Understanding AI-powered employee feedback requires fluency in several adjacent concepts. For a full reference, see the HR analytics and AI data terms glossary.

  • Continuous listening — an always-on feedback architecture that replaces or supplements periodic surveys with real-time or near-real-time data collection and analysis
  • Sentiment analysis — the NLP technique that assigns emotional valence to text; the core processing mechanism in most AI feedback systems
  • Employee Net Promoter Score (eNPS) — a structured quantitative feedback measure; AI systems use eNPS trend data as one input among many, not as a standalone signal
  • People analytics — the broader discipline of applying data analysis to workforce decisions; AI-powered feedback is the qualitative data layer within people analytics
  • Predictive attrition modeling — using historical turnover patterns and current engagement signals to forecast future resignation probability
  • Pulse survey — a short, frequent survey (weekly or bi-weekly) designed to capture sentiment in near real-time; the primary continuous listening data collection mechanism

Common Misconceptions

Misconception 1: AI feedback tools make surveys obsolete

AI does not replace the survey — it replaces the manual analysis of survey results. Structured collection mechanisms (pulse surveys, eNPS, annual engagement surveys) remain the primary data ingestion point. What changes is what happens to the data after it is collected.

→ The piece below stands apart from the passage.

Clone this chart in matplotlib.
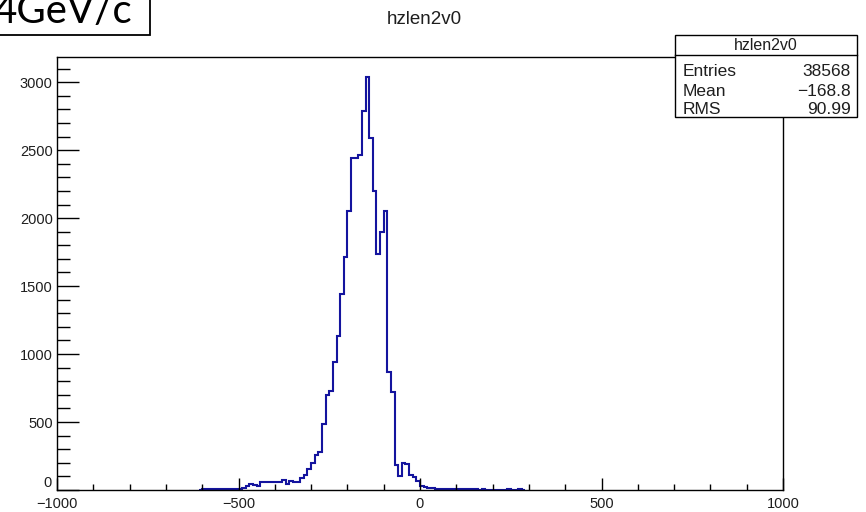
import matplotlib
matplotlib.use("Agg")
import numpy as np
import matplotlib.pyplot as plt
from matplotlib.patches import Rectangle
from matplotlib.ticker import MultipleLocator

# ---------------- data ----------------
hist_title = "hzlen2v0"
bin_width = 10
first_bin_left = -610
counts = [
    3, 5, 4, 6, 5, 6, 8, 7, 9, 8, 10, 9, 12,            # -610 .. -490
    29, 44, 40, 30, 61, 61, 61, 61, 61, 61,              # -480 .. -390
    74, 44, 69, 59, 59, 86, 110, 152, 196, 257, 282,     # -380 .. -280
    483, 698, 730, 944, 1132, 1441, 1716, 2051,          # -270 .. -200
    2439, 2439, 2463, 2789, 3039, 2586, 2201, 1733,      # -190 .. -120
    1900, 2051, 870, 718, 184, 103, 196, 190,            # -110 .. -40
    110, 93, 69,                                         # -30 .. -10
    29, 22, 15, 12, 8, 10, 6, 5, 8, 6, 10, 5, 6, 4, 5,   # 0 .. 140
    4, 3, 4, 3, 0, 0, 0, 0, 0, 4, 0, 0, 4, 3,            # 150 .. 280
]
x_range = (-1000, 1000)
y_max = 3185
x_major = [-1000, -500, 0, 500, 1000]
y_major = [0, 500, 1000, 1500, 2000, 2500, 3000]
stat_names = ["Entries", "Mean", "RMS"]
stat_values = ["38568", "\u2212168.8", "90.99"]
corner_label = "4GeV/c"

# ---------------- figure ----------------
W, H = 866, 512
fig = plt.figure(figsize=(W / 100, H / 100), dpi=100)
fig.patch.set_facecolor("white")
FONT = ["Liberation Sans", "DejaVu Sans"]
TXT = "#1e1e1e"


def fx(px):
    return px / W


def fy(py):
    return 1 - py / H


ax = fig.add_axes([fx(57), fy(490), fx(783) - fx(57), fy(57) - fy(490)])

edges = first_bin_left + bin_width * np.arange(len(counts) + 1)
ax.stairs(counts, edges, color="#14149e", lw=1.5, zorder=1)

ax.set_xlim(*x_range)
ax.set_ylim(0, y_max)
ax.set_xticks(x_major)
ax.set_xticklabels([f"{v}".replace("-", "\u2212") for v in x_major],
                   fontfamily=FONT, fontsize=10.5)
ax.set_yticks(y_major)
ax.set_yticklabels([("" if v == 0 else str(v)) for v in y_major],
                   fontfamily=FONT, fontsize=10.5)
ax.xaxis.set_minor_locator(MultipleLocator(100))
ax.yaxis.set_minor_locator(MultipleLocator(100))
ax.tick_params(axis="x", which="major", direction="in", length=9, width=1.0,
               pad=5, labelcolor=TXT)
ax.tick_params(axis="x", which="minor", direction="in", length=4.5, width=1.0)
ax.tick_params(axis="y", which="major", direction="in", length=16, width=1.0,
               pad=3, labelcolor=TXT)
ax.tick_params(axis="y", which="minor", direction="in", length=9, width=1.0)
ax.tick_params(top=False, right=False)
for s in ax.spines.values():
    s.set_linewidth(1.0)
    s.set_zorder(3)

# y "0" label sits just above the axis like ROOT does
ax.text(-0.008, 0.002, "0", transform=ax.get_yaxis_transform(), ha="right",
        va="bottom", fontfamily=FONT, fontsize=10.5, color=TXT)

# title
fig.text(fx(424), fy(19), hist_title, ha="center", va="center",
         fontfamily=FONT, fontsize=13.5, color=TXT)

# stats box
bx0, by0, bx1, by1 = 675, 35, 857, 117
fig.patches.append(Rectangle((fx(bx0), fy(by1)), fx(bx1) - fx(bx0),
                             fy(by0) - fy(by1), transform=fig.transFigure,
                             facecolor="white", edgecolor="black", lw=1.0,
                             zorder=5))
fig.add_artist(plt.Line2D([fx(bx0), fx(bx1)], [fy(55), fy(55)],
                          transform=fig.transFigure, color="black", lw=1.0,
                          zorder=6))
fig.text(fx((bx0 + bx1) / 2), fy(45.5), hist_title, ha="center", va="center",
         fontfamily=FONT, fontsize=11.5, color=TXT, zorder=7)
for i, (n, v) in enumerate(zip(stat_names, stat_values)):
    yy = 72 + 19 * i
    fig.text(fx(683), fy(yy), n, ha="left", va="center", fontfamily=FONT,
             fontsize=12.5, color=TXT, zorder=7)
    fig.text(fx(851), fy(yy), v, ha="right", va="center", fontfamily=FONT,
             fontsize=12.5, color=TXT, zorder=7)

# cropped corner label box
fig.patches.append(Rectangle((fx(-10), fy(35)), fx(150) - fx(-10),
                             fy(-10) - fy(35), transform=fig.transFigure,
                             facecolor="white", edgecolor="black", lw=1.3,
                             zorder=5))
fig.text(fx(-7), fy(23), corner_label, ha="left", va="baseline",
         fontfamily=["Lato", "DejaVu Sans"], fontsize=29, color="black",
         zorder=7)

fig.savefig("out.png", dpi=100)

Misconception 2: Anonymous surveys stay anonymous when AI is applied

This is the most consequential misconception in the category. When AI systems correlate open-ended comment text with demographic metadata, tenure data, or performance records, re-identification becomes possible even when direct identifiers are stripped. Effective anonymization thresholds — typically requiring a minimum group size before results are surfaced — are a governance requirement, not a default feature. HR leaders must verify anonymization controls before deployment. The guide on managing AI bias in HR covers this governance architecture in detail.

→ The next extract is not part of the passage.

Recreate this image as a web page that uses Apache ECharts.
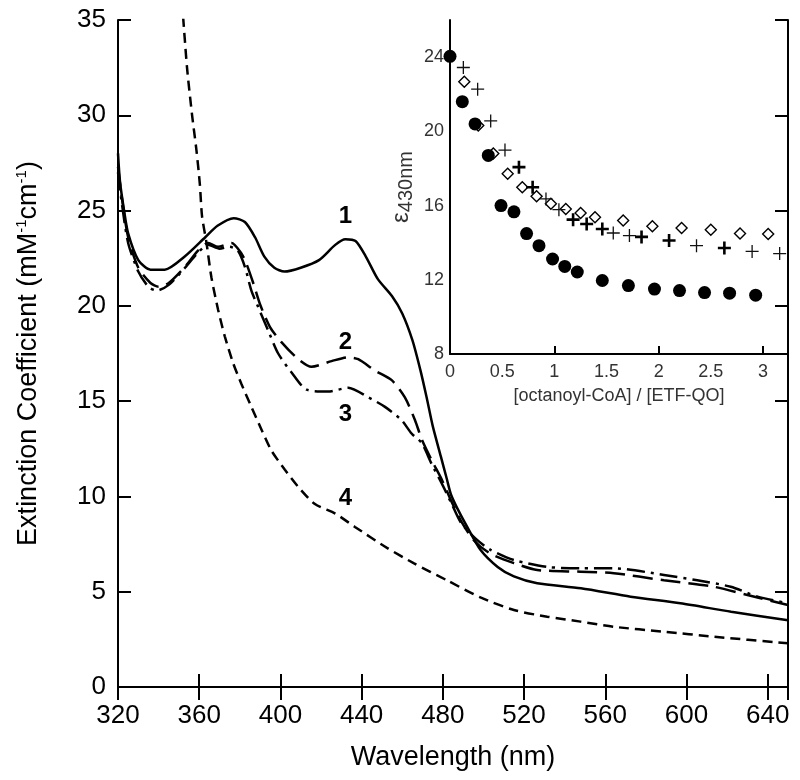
<!DOCTYPE html>
<html>
<head>
<meta charset="utf-8">
<script src="https://cdn.jsdelivr.net/npm/echarts@6/dist/echarts.min.js"></script>
<style>html,body{margin:0;padding:0;background:#fff}#c{width:800px;height:780px}</style>
</head>
<body>
<div id="c"></div>
<script>
// ---- Main spectra (wavelength nm, extinction mM-1 cm-1) ----
var curve1X = [320, 321, 323, 325, 330, 336, 343, 353, 363, 369, 377, 382.5, 387.5, 392, 397, 402, 410, 419, 427, 432, 437, 442, 448, 455, 460, 465, 469, 472, 475, 479, 482, 484, 487, 492, 498.5, 507, 515, 526.5, 548, 572.5, 597, 622, 650];
var curve1Y = [28.0, 26.5, 25.0, 23.8, 22.4, 21.9, 21.9, 22.6, 23.6, 24.2, 24.6, 24.4, 23.6, 22.6, 22.0, 21.8, 22.0, 22.4, 23.2, 23.5, 23.4, 22.6, 21.4, 20.5, 19.6, 18.2, 16.6, 15.2, 13.7, 12.1, 10.9, 10.1, 9.4, 8.4, 7.2, 6.3, 5.8, 5.44, 5.18, 4.74, 4.39, 3.95, 3.5];

var curve2X = [320, 322, 325, 330, 336, 340, 345, 353, 359.4, 364.4, 369.3, 375.9, 380.8, 383.3, 386.6, 389.9, 394.8, 400.5, 408.8, 415.3, 425.2, 433.4, 438.3, 446.6, 454.8, 461.3, 466.3, 469.6, 474.5, 479.4, 484.4, 489, 495.2, 503.4, 515, 526.5, 547.8, 564.2, 588.9, 613.5, 630, 650];
var curve2Y = [27.3, 25.6, 23.6, 22.0, 21.2, 21.0, 21.2, 22.05, 22.9, 23.3, 23.1, 23.3, 22.75, 22.2, 21.2, 20.1, 18.9, 18.1, 17.2, 16.8, 17.1, 17.3, 17.2, 16.6, 16.1, 15.2, 14.0, 13.0, 11.9, 10.9, 9.7, 8.7, 7.7, 7.0, 6.5, 6.14, 6.05, 5.97, 5.6, 5.26, 4.83, 4.3];

var curve3X = [320, 322, 325, 330, 335, 339, 345, 353, 359.4, 364.4, 370, 375, 379, 382.5, 385.7, 389, 394, 398.9, 405.5, 412.9, 423.5, 433.4, 443.3, 451.5, 459.7, 464.6, 469.6, 474.5, 479.4, 484.4, 489, 496, 503.4, 515, 531.4, 547.8, 564.2, 588.9, 605.3, 621.8, 635, 650];
var curve3Y = [27.0, 25.3, 23.3, 21.8, 21.0, 20.8, 21.1, 22.0, 22.8, 23.2, 23.0, 23.1, 22.9, 22.05, 20.8, 19.95, 18.7, 17.5, 16.5, 15.6, 15.5, 15.7, 15.2, 14.7, 14.0, 13.3, 12.8, 11.7, 10.7, 9.6, 8.6, 7.8, 7.2, 6.66, 6.3, 6.23, 6.23, 5.88, 5.6, 5.26, 4.74, 4.39];

var curve4X = [351.5, 354, 356.5, 358.6, 360.3, 361.4, 363.6, 366, 369.3, 372.6, 376.7, 380.8, 385.7, 390.7, 395.6, 402.2, 408.8, 417, 427, 436.7, 452.5, 465.6, 482, 498.5, 515, 531.4, 547.8, 564.2, 589, 613.5, 650];
var curve4Y = [36, 32.5, 30, 28.2, 26.4, 24.7, 23.3, 21.5, 19.8, 18.4, 17.0, 15.9, 14.7, 13.5, 12.4, 11.4, 10.5, 9.6, 9.1, 8.4, 7.3, 6.5, 5.6, 4.7, 4.04, 3.69, 3.43, 3.16, 2.9, 2.64, 2.29];

// curve number annotations
var labelX = [432, 432, 432, 432];
var labelY = [24.7, 18.1, 14.3, 9.9];
var labelText = ['1', '2', '3', '4'];

// ---- Inset: epsilon 430 nm vs [octanoyl-CoA]/[ETF-QO] ----
var circleX = [0, 0.118, 0.24, 0.367, 0.489, 0.613, 0.734, 0.853, 0.983, 1.10, 1.22, 1.46, 1.71, 1.96, 2.20, 2.44, 2.68, 2.93];
var circleY = [24.04, 21.6, 20.4, 18.7, 16.0, 15.66, 14.49, 13.84, 13.12, 12.72, 12.42, 11.96, 11.69, 11.5, 11.42, 11.31, 11.28, 11.17];

var diamondX = [0.137, 0.271, 0.415, 0.553, 0.693, 0.83, 0.967, 1.11, 1.252, 1.39, 1.66, 1.94, 2.22, 2.50, 2.78, 3.05];
var diamondY = [22.67, 20.32, 18.81, 17.71, 16.99, 16.5, 16.1, 15.82, 15.6, 15.37, 15.19, 14.88, 14.79, 14.7, 14.49, 14.47];

var plusBoldX = [0.661, 0.792, 1.18, 1.31, 1.46, 1.836, 2.10, 2.63];
var plusBoldY = [18.07, 16.99, 15.24, 15.01, 14.74, 14.31, 14.12, 13.71];

var plusThinX = [0.128, 0.265, 0.39, 0.527, 0.92, 1.044, 1.565, 1.72, 2.363, 2.896, 3.16];
var plusThinY = [23.44, 22.27, 20.56, 18.99, 16.36, 15.78, 14.52, 14.38, 13.84, 13.53, 13.41];

function zip(xs, ys) { return xs.map(function (x, i) { return [x, ys[i]]; }); }

var FONT = 'Liberation Sans, Arial, Helvetica, sans-serif';
var chart = echarts.init(document.getElementById('c'), null, { renderer: 'canvas' });

var axisLine = { show: true, lineStyle: { color: '#000', width: 2 } };
var mainTick = { show: true, inside: true, length: 13, lineStyle: { color: '#000', width: 2 } };

function lineSeries(xs, ys, dash) {
  return {
    type: 'line', xAxisIndex: 0, yAxisIndex: 0, data: zip(xs, ys),
    showSymbol: false, symbol: 'none', smooth: 0.25, clip: true,
    lineStyle: { color: '#000', width: 2.5, type: dash }, z: 3
  };
}

var option = {
  animation: false,
  backgroundColor: '#fff',
  textStyle: { fontFamily: FONT },
  grid: [
    { left: 118, top: 20, right: 12, bottom: 93 },
    { left: 450, top: 20, right: 12, bottom: 426 }
  ],
  xAxis: [
    {
      gridIndex: 0, type: 'value', min: 320, max: 650, interval: 40, position: 'bottom',
      axisLine: axisLine, axisTick: mainTick, splitLine: { show: false },
      axisLabel: { fontSize: 26, color: '#000', margin: 16, fontFamily: FONT, showMaxLabel: false },
      name: 'Wavelength (nm)', nameLocation: 'middle', nameGap: 57,
      nameTextStyle: { fontSize: 27, color: '#000', fontFamily: FONT }
    },
    {
      gridIndex: 0, type: 'value', min: 320, max: 650, interval: 40, position: 'top',
      axisLine: axisLine, axisTick: mainTick, splitLine: { show: false },
      axisLabel: { show: false }
    },
    {
      gridIndex: 1, type: 'value', min: 0, max: 3.24, interval: 0.5, position: 'bottom',
      axisLine: axisLine, axisTick: { show: false }, splitLine: { show: false },
      axisLabel: { fontSize: 18, color: '#333', margin: 9, fontFamily: FONT, showMaxLabel: false },
      name: '[octanoyl-CoA] / [ETF-QO]', nameLocation: 'middle', nameGap: 33,
      nameTextStyle: { fontSize: 18, color: '#333', fontFamily: FONT }
    },
    {
      gridIndex: 1, type: 'value', min: 0, max: 3.24, interval: 1, position: 'bottom',
      axisLine: { show: false }, splitLine: { show: false }, axisLabel: { show: false },
      axisTick: { show: true, inside: true, length: 8, lineStyle: { color: '#000', width: 2 } }
    }
  ],
  yAxis: [
    {
      gridIndex: 0, type: 'value', min: 0, max: 35, interval: 5, position: 'left',
      axisLine: axisLine, axisTick: mainTick, splitLine: { show: false },
      axisLabel: { fontSize: 26, color: '#000', margin: 12, fontFamily: FONT },
      name: 'Extinction Coefficient (mM{s|-1}cm{s|-1})', nameLocation: 'middle', nameGap: 74,
      nameTextStyle: {
        fontSize: 27, color: '#000', fontFamily: FONT,
        rich: { s: { fontSize: 15, color: '#000', fontFamily: FONT, verticalAlign: 'top', lineHeight: 30 } }
      }
    },
    {
      gridIndex: 0, type: 'value', min: 0, max: 35, interval: 5, position: 'right',
      axisLine: axisLine, axisTick: mainTick, splitLine: { show: false },
      axisLabel: { show: false }
    },
    {
      gridIndex: 1, type: 'value', min: 8, max: 26, interval: 4, position: 'left',
      axisLine: axisLine, axisTick: { show: false }, splitLine: { show: false },
      axisLabel: { fontSize: 18, color: '#333', margin: 6, fontFamily: FONT, showMaxLabel: false },
      name: '\u03B5{sub|430nm}', nameLocation: 'middle', nameGap: 34,
      nameTextStyle: {
        fontSize: 24, color: '#333', fontFamily: FONT,
        rich: { sub: { fontSize: 20, color: '#333', fontFamily: FONT, verticalAlign: 'bottom', lineHeight: 30 } }
      }
    }
  ],
  series: [
    lineSeries(curve1X, curve1Y, 'solid'),
    lineSeries(curve2X, curve2Y, [20, 8]),
    lineSeries(curve3X, curve3Y, [18, 6, 3, 6]),
    lineSeries(curve4X, curve4Y, [10, 6]),
    {
      type: 'scatter', xAxisIndex: 0, yAxisIndex: 0, symbol: 'circle', symbolSize: 1,
      itemStyle: { color: 'rgba(0,0,0,0)', opacity: 1 },
      data: labelX.map(function (x, i) { return { value: [x, labelY[i]], name: labelText[i] }; }),
      label: {
        show: true, position: 'inside', formatter: '{b}',
        fontSize: 24, fontWeight: 'bold', color: '#000', opacity: 1, fontFamily: FONT
      },
      z: 5
    },
    {
      type: 'scatter', xAxisIndex: 2, yAxisIndex: 2, data: zip(circleX, circleY),
      symbol: 'circle', symbolSize: 13, clip: false,
      itemStyle: { color: '#000', opacity: 1 }, z: 6
    },
    {
      type: 'scatter', xAxisIndex: 2, yAxisIndex: 2, data: zip(diamondX, diamondY),
      symbol: 'diamond', symbolSize: [11, 11], clip: false,
      itemStyle: { color: '#fff', borderColor: '#000', borderWidth: 1.4, opacity: 1 }, z: 5
    },
    {
      type: 'scatter', xAxisIndex: 2, yAxisIndex: 2, data: zip(plusBoldX, plusBoldY),
      symbol: 'path://M4,0L6,0L6,4L10,4L10,6L6,6L6,10L4,10L4,6L0,6L0,4L4,4Z', symbolSize: 13, clip: false,
      itemStyle: { color: '#000', opacity: 1 }, z: 5
    },
    {
      type: 'scatter', xAxisIndex: 2, yAxisIndex: 2, data: zip(plusThinX, plusThinY),
      symbol: 'path://M4.5,0L5.5,0L5.5,4.5L10,4.5L10,5.5L5.5,5.5L5.5,10L4.5,10L4.5,5.5L0,5.5L0,4.5L4.5,4.5Z', symbolSize: 13, clip: false,
      itemStyle: { color: '#111', opacity: 1 }, z: 5
    }
  ]
};
chart.setOption(option);
</script>
</body>
</html>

Misconception 3: Higher sentiment scores mean higher performance

Sentiment and performance are correlated in some contexts and inversely correlated in others. High-performing teams in high-pressure environments frequently show mixed or even negative sentiment during peak periods. AI feedback systems should be calibrated against team-specific baselines, not organization-wide norms, to avoid misreading healthy intensity as disengagement.

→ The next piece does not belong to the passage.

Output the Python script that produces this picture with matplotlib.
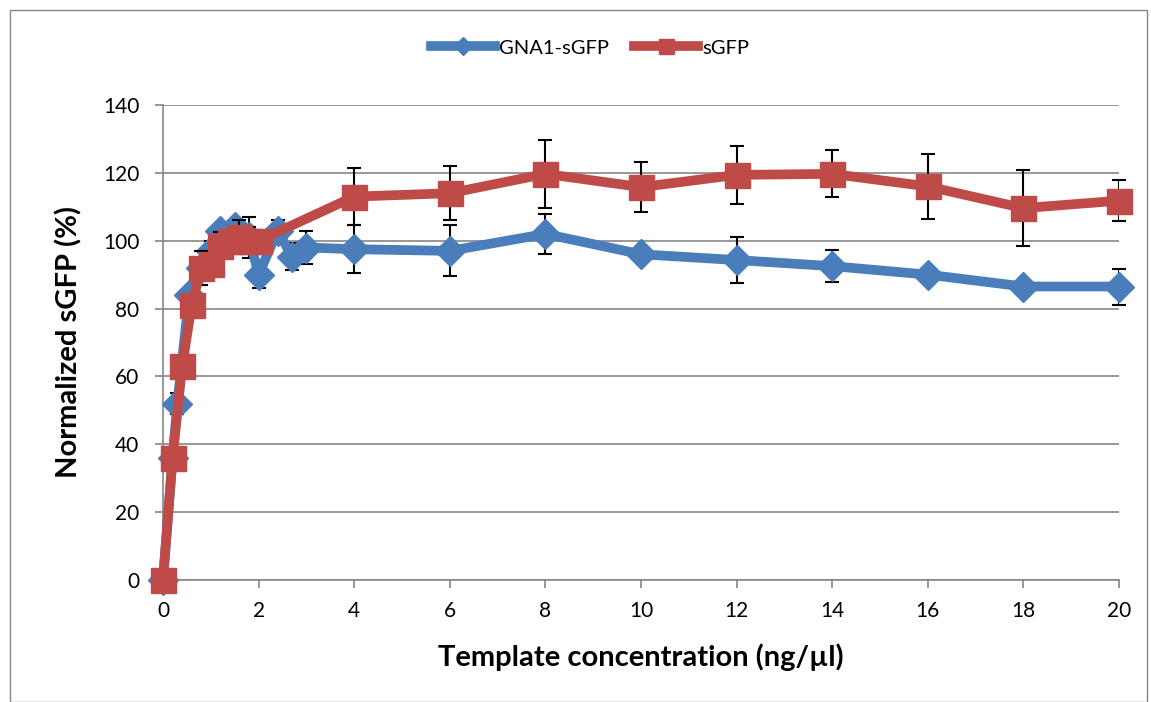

Misconception 4: AI feedback replaces manager conversations

AI-powered feedback is a signal layer, not a substitute for human judgment and direct dialogue. The insight it produces is most valuable when it prepares managers for conversations — giving them specific, evidence-based context — not when it is used as a replacement for those conversations. This distinction is central to the AI in performance management framework.

Misconception 5: You can deploy AI feedback on a poor data foundation

AI feedback systems are amplifiers. They amplify whatever signal quality exists in the data they ingest. If your HRIS data is incomplete, inconsistently structured, or contains demographic fields that encode historical bias, the AI will encode and scale those problems. Clean data infrastructure is the prerequisite for AI feedback deployment — not something to build in parallel. This is the foundational argument of the AI implementation in HR strategic roadmap: fix the structure first, then deploy AI.


Data Privacy and Governance Considerations

AI-powered employee feedback systems operate on sensitive personal data. Deloitte’s research on responsible AI in the workplace identifies three non-negotiable governance requirements for any feedback AI deployment:

  1. Transparency — employees must know what data is collected, how it is processed, who has access to the outputs, and what decisions the outputs inform
  2. Minimization — the system should collect and retain only the data necessary for its stated purpose; historical raw responses should not be stored indefinitely
  3. Bias auditing — model outputs should be tested regularly against demographic breakdowns to detect disparate impact in sentiment scoring or theme classification

For organizations operating under GDPR, CCPA, or sector-specific data regulations, legal review of the AI feedback system’s data flows is required before deployment. For the full data governance framework in the context of AI HR systems, see the guide on protecting data in AI-powered HR systems.


Comparison: Traditional Feedback vs. AI-Powered Feedback

Dimension Traditional Feedback AI-Powered Feedback
Frequency Annual or bi-annual Continuous or pulse-driven
Analysis speed Weeks (manual) Hours (automated)
Open-ended response handling Sampled, manually coded 100% processed, auto-themed
Cross-signal correlation Manual, limited Automated across HRIS data
Attrition prediction Not available Individual/team-level risk flags
Analyst bias High (summarizer filters signal) Reduced (model bias requires auditing)
Data prerequisite Low High (clean HRIS data required)

Where AI-Powered Feedback Fits in the HR Technology Stack

AI-powered employee feedback is not a standalone system — it is a signal layer that sits on top of existing HRIS, ATS, and performance management infrastructure. Its inputs come from those systems; its outputs feed back into them as enriched data that informs talent development, succession planning, and organizational design decisions.

Microsoft’s Work Trend Index research identifies employee experience as one of the top three factors driving productivity variance across knowledge-worker organizations. AI feedback systems are the mechanism through which HR leaders convert employee experience data into the structured insight required to act on those findings. Harvard Business Review research consistently connects manager quality — surfaced primarily through feedback signals — to team-level retention and performance outcomes.

For organizations earlier in the AI adoption curve, the 7-step AI implementation roadmap establishes the sequencing logic: automate the administrative and data management layer first, then deploy AI judgment tools like feedback analysis on top of a clean, reliable data foundation. Skipping that sequence is the primary cause of AI feedback deployments that produce dashboards no one trusts.

AI-powered employee feedback, deployed correctly on a solid automation foundation, transforms HR’s relationship with employee voice — from periodic reporting exercise to continuous strategic signal.